In 1913 Agharkar moved to Calcutta to work in the Indian Museum. It was not long, however, before he was chosen to fill the position of Ghosh Professor of Botany at Calcutta University. Before joining the university he was sent to Berlin to study for his PhD with Adolf Engler. Agharkar arrived in Berlin in May 1914, but it was an unfortunate time to be in Germany, for the First World War broke out in August and along with many other Indian students, Agharkar was interned as a civilian prisoner. Only when he was released under supervision in late 1917 was he able to resume his studies and finally able to work with eminent botanists such as Ludwig Diels, R.K.F. Pilger and Engler.
Agharkar was awarded his doctorate in 1919 and left Germany in December that year. Before returning to India he spent six months touring other herbaria in Europe, working for some time at Kew, for example, and collecting plants which formed the nucleus of the herbarium at the Calcutta University. He also collected plants in Nepal in 1921 and 1923.

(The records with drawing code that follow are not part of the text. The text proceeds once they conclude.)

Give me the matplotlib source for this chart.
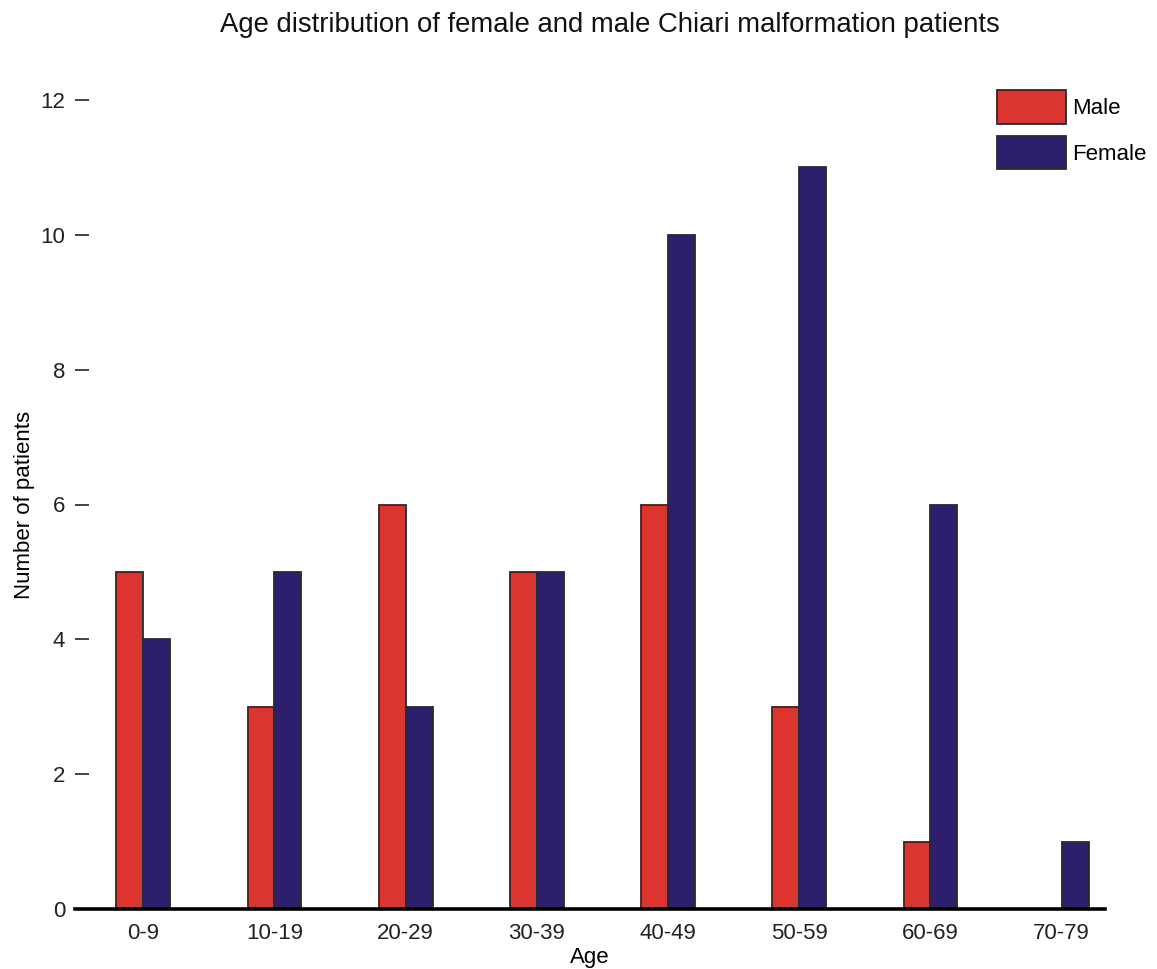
import matplotlib
matplotlib.use("Agg")
import matplotlib.pyplot as plt
import numpy as np

plt.rcParams['font.family'] = ['Liberation Sans', 'DejaVu Sans']

age_groups = ["0-9", "10-19", "20-29", "30-39", "40-49", "50-59", "60-69", "70-79"]
male_counts = [5, 3, 6, 5, 6, 3, 1, 0]
female_counts = [4, 5, 3, 5, 10, 11, 6, 1]
y_ticks = [0, 2, 4, 6, 8, 10, 12]

male_color = "#dc3530"
female_color = "#2e1f6e"

fig = plt.figure(figsize=(11.57, 9.69), dpi=100)
ax = fig.add_axes([75 / 1157, 1 - 909 / 969, (1105 - 75) / 1157, (909 - 100) / 969])

x = np.arange(len(age_groups))
w = 0.205
ax.bar(x - w / 2, male_counts, width=w, color=male_color, edgecolor="#2a2a2a",
       linewidth=1.3, label="Male")
ax.bar(x + w / 2, female_counts, width=w, color=female_color, edgecolor="#2a2a2a",
       linewidth=1.3, label="Female")

ax.set_xlim(-0.52, 7.33)
ax.set_ylim(0, 12)
ax.set_yticks(y_ticks)
ax.set_xticks(x)
ax.set_xticklabels(age_groups)

for s in ["top", "right", "left"]:
    ax.spines[s].set_visible(False)
ax.spines["bottom"].set_linewidth(2.6)
ax.spines["bottom"].set_color("black")

ax.tick_params(axis="y", direction="in", length=10, width=1.2, pad=7,
               labelsize=16, colors="#222222")
ax.tick_params(axis="x", length=0, pad=10, labelsize=16, labelcolor="#222222")

ax.set_xlabel("Age", fontsize=16, labelpad=2)
ax.set_ylabel("Number of patients", fontsize=16, labelpad=4)

fig.text(610 / 1157, 1 - 25 / 969, "Age distribution of female and male Chiari malformation patients",
         ha="center", va="center", fontsize=19.8, color="#111111")

ax.legend(loc="upper left", bbox_to_anchor=(997 / 1157, 1 - 90 / 969),
          bbox_transform=fig.transFigure, frameon=False, borderpad=0,
          borderaxespad=0, fontsize=16, handlelength=3.1, handleheight=1.95,
          labelspacing=0.55, handletextpad=0.3)

fig.savefig("out.png", dpi=100)
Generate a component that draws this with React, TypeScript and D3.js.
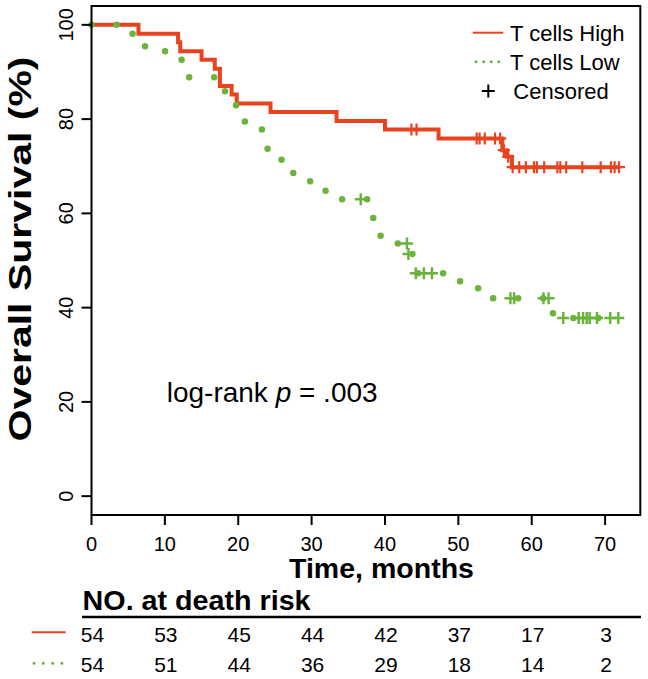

Agharkar spent the next 26 years at Calcutta, after his retirement settling in Poona (Pune). Here he organised the Maharashtra Association for the Cultivation of Science, of which he was Hon. Director until his death. His obituary in Taxon (1962) describes him as an excellent morphologist, a thorough systematist and a keen plant geographer. He fought against a proposal to transfer valuable herbarium specimens from Calcutta to Kew and through his efforts Indian botanists were sent to Kew to work on Indian material already there.
On his 75th birthday he was honoured with a special volume of the Bulletin of the Botanical Society of Bengal. He served variously as Hon. Secretary of the Indian Science Congress (1924-1935), President of the Indian Botanical Society (1934), Secretary, Indian Society of Soil Science (1935-1940), Secretary, Biological Section, Royal Asiatic Society (1943-1946), Vice-President, Royal Asiatic Society (1945-1946) and Vice-President of the National Institute of Sciences of India (1945-1946 and 1956-1957). He died suddenly in September 1960, at which time he was working on the origin of the flora of Bengal. The Maharashtra Association for the Cultivation of Science Research Institute was renamed in 1992 as the Agharkar Research Institute (ARI) in honour and memory of its founder director.
Sources:
Anon., 1946, Nature, 158: 125
B. C. Kundu, 1962, "Professor Shankar Purusottam Agharkar, 1884-1960", Taxon, 11(7): 209-211.